Hanım kardeşlerim, kızlarım!
Sizin de gördüğünüz gibi ümmet, ahlaki bir buhran ve sosyal bir çözülme içerisindedir. Bu, hayatın bütün alanlarında kendini göstermeye başlamıştır: Evde, pazarda, iş yerinde, ticarethanede, bütün çevre ve meydanlarda… Ve bu hâl eğer böyle devam ederse, bizi akıbetlerin en berbatına ve neticelerin en alçağına götürecektir.
Hanım kardeşlerim, kızlarım! Ümmeti ıslah etmenin birinci yolu aileyi ıslah etmekten geçer. Aileyi ıslah etmenin birinci yolu ise genç kızları ıslah etmekten geçer. Çünkü dünyanın öğretmeni, kadındır. O sağ eliyle beşiği sallarken, sol eliyle de dünyayı sallıyor.
Dolayısıyla Müslüman kızın görevinin en kutlu görev olduğunu, ümmetin hayatındaki etkisinin en derin etki olduğunu, bunu isteyip ve bunun için çalışması halinde ümmeti ıslah etme imkânına sahip olduğunu iyice anlaması lazım.
İşte bu sebeple önce kendimizi ıslah etmek istiyoruz. Aranan bu ıslah ise ancak İslâmi ilkeleri öğrenmekle ve onlarla amel etmekle, bu ilkelere önce bizim bağlanmamızla gerçekleşecektir.
Öyleyse haydi kardeşlerim ve kızlarım! Önce kendimizi ıslah edelim ki, İslâm’ı anlayalım ve onunla amel edelim ve onun öğretilerini Müslüman kadının ruhuna yerleştirelim.

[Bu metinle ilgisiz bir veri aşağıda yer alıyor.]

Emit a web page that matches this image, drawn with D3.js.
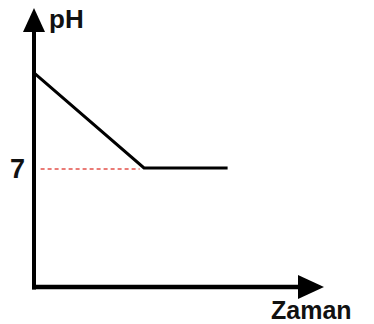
<!DOCTYPE html>
<html>
<head>
<meta charset="utf-8">
<script src="https://cdn.jsdelivr.net/npm/d3@7"></script>
<style>
  html, body { margin: 0; padding: 0; background: #fff; }
  svg { display: block; }
  text { font-family: "Liberation Sans", Arial, sans-serif; font-weight: bold; fill: #111; }
</style>
</head>
<body>
<svg id="chart" width="374" height="324"></svg>
<script>
// pH of the solution over time: falls steadily, then levels off at neutral
const times = [0, 5, 8.8];
const phValues = [12.6, 7, 7];

// the neutral reference level and its tick label
const neutralPh = 7;
const neutralSpan = [0.3, 4.8];
const yTickValues = [7];

const axisLabels = { y: "pH", x: "Zaman" };

const svg = d3.select("#chart");

const x = d3.scaleLinear().domain([0, 12]).range([34, 298]);
const y = d3.scaleLinear().domain([0, 14]).range([287, 49]);

const originX = x(0), originY = y(0);

// y axis tick label only
const yAxis = d3.axisLeft(y)
  .tickValues(yTickValues)
  .tickFormat(d3.format("d"))
  .tickSize(0)
  .tickPadding(8);

const yg = svg.append("g")
  .attr("transform", `translate(${originX - 1},0)`)
  .call(yAxis);
yg.select(".domain").remove();
yg.selectAll(".tick text")
  .attr("font-family", "Liberation Sans, Arial, sans-serif")
  .attr("font-weight", "bold")
  .attr("font-size", 27)
  .attr("fill", "#111")
  .attr("dy", "0.36em");

// dashed guide at neutral pH
svg.append("line")
  .attr("x1", x(neutralSpan[0])).attr("x2", x(neutralSpan[1]))
  .attr("y1", y(neutralPh) + 1).attr("y2", y(neutralPh) + 1)
  .attr("stroke", "#e4504a")
  .attr("stroke-width", 1.6)
  .attr("stroke-dasharray", "4,3");

// pH curve
const pts = times.map((t, i) => [t, phValues[i]]);
svg.append("path")
  .datum(pts)
  .attr("fill", "none")
  .attr("stroke", "#000")
  .attr("stroke-width", 3)
  .attr("stroke-linejoin", "miter")
  .attr("d", d3.line().x(d => x(d[0])).y(d => y(d[1])));

// axis lines with arrowheads
const yTop = 32, xRight = 298;
svg.append("line")
  .attr("x1", originX).attr("x2", originX)
  .attr("y1", originY + 2.5).attr("y2", yTop)
  .attr("stroke", "#000").attr("stroke-width", 4);
svg.append("path")
  .attr("d", `M${originX},8 L${originX - 11},${yTop} L${originX + 11},${yTop} Z`)
  .attr("fill", "#000");

svg.append("line")
  .attr("x1", originX - 2).attr("x2", xRight)
  .attr("y1", originY).attr("y2", originY)
  .attr("stroke", "#000").attr("stroke-width", 4.5);
svg.append("path")
  .attr("d", `M324,${originY} L${xRight},${originY - 12} L${xRight},${originY + 12} Z`)
  .attr("fill", "#000");

// axis titles
svg.append("text")
  .attr("x", 49).attr("y", 28)
  .attr("font-size", 26)
  .text(axisLabels.y);
svg.append("text")
  .attr("x", 271).attr("y", 319)
  .attr("font-size", 25)
  .text(axisLabels.x);
</script>
</body>
</html>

Biz ıslah olursak bizim ıslahımızla aile ıslah olur, bu da ümmetin ıslahı olacaktır. İşte size beyan etmek istediğim husus buydu. Çalışma metodumuz ise onunla amel etmemiz gereken şeydir. Fedakâr ve aziz ümmetimiz için en hayırlı olanda bizi muvaffak etmesini yüce Allah’tan diliyorum.”